I swapped to neovim and never looked back. I don't even have vscode, jetbrains or anything similar installed anymore.
AI has made it so so easy to get into neovim and make anything work no matter how obscure it is.
The biggest benefit for me which I haven't realized how good it is with tmux and the low low memory usage. I mean I can keep EVERY project I work on open, quickly switch and maintain.
No more 10gb memory usage on a SINGLE project, no more laggy remote access, no more dreading reboots, no more wasting time.
Kernel panic? everything is right there how you left it, honestly it makes me feel so sad because the poor design of IDE's have been such a show-stopper for a LOT of good project designs that I have completely avoided due to introduced complexities that come not to mention how slow things can become.

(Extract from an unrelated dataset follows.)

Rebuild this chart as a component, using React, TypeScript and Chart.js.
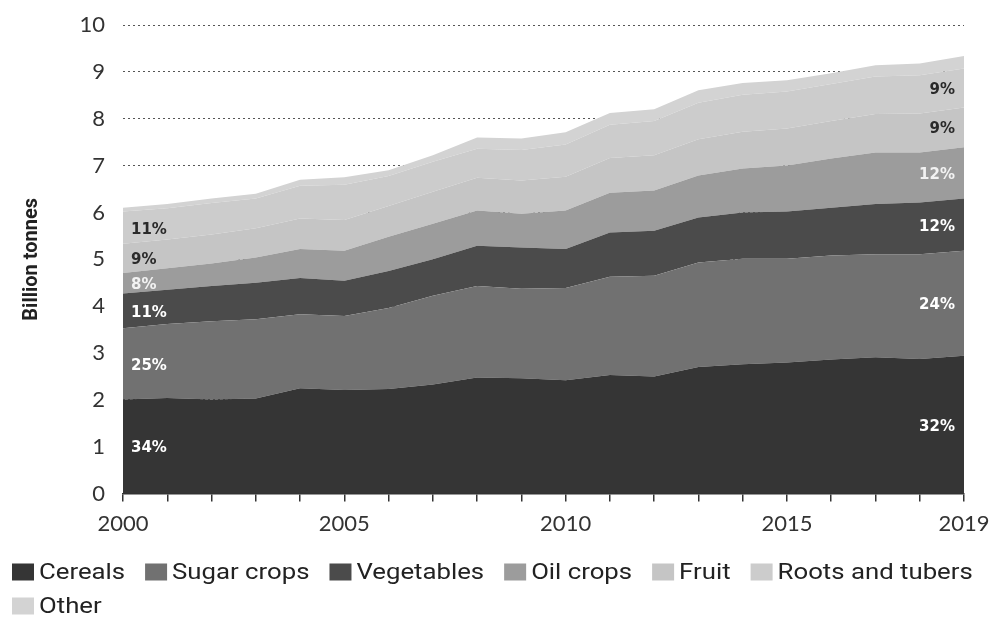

Now I can just ssh into my pc from a laptop and work, no synchronization, no need to have a beefy laptop and incredible battery life.
I use neovim daily but am 100% sure I'm not even scratching the surface of its power. In fact I'm not even sure I'm using anything specific to the "neo" variant vs plain vim.
I can do simple search/replace, page up/down, jump to character or delete x words, but I feel like I'm missing a lot to really take advantage of it.
Is there a tutorial or guide people recommend to become more of a power user? The only plugin I have is the Markdown editor for instance.
Ok, this sounds awesome, but do you miss the GUI integrations? like , being able to pop a document open in your editor from the desktop?
It just feels like it's hard to nail down your preferred workflow / setup ... but it's likely worth it if you're using it daily!
Are there any good visual or video demos of using this type of setup? I'm having trouble picturing what makes people really love this type of TUI-only workflow.
Sounds awesome. Can you tell us more... How do you ideally use/setup AI,tmux and nvim?
How many weird terminal bugs do you have in your setup? Eg one that annoys me the most is that pressing esc in insert mode often takes a few seconds to do its thing.
Use windows and leave kernel panics behind :)
i can tell you dont actually SSH often by tbe way. Also, tmux doesnt magically reduce resource requirements of your applications
I've been using Vim daily for 13 years and switched to NeoVim about a year of two ago. For me the main advantages over Vim are just the Lua scripting instead of Vimscript, its support for language servers, and better handling of terminals windows running inside Vim.
However, I do still run visual studio in parallel for debugging. It's basically essential when dealing with console game development.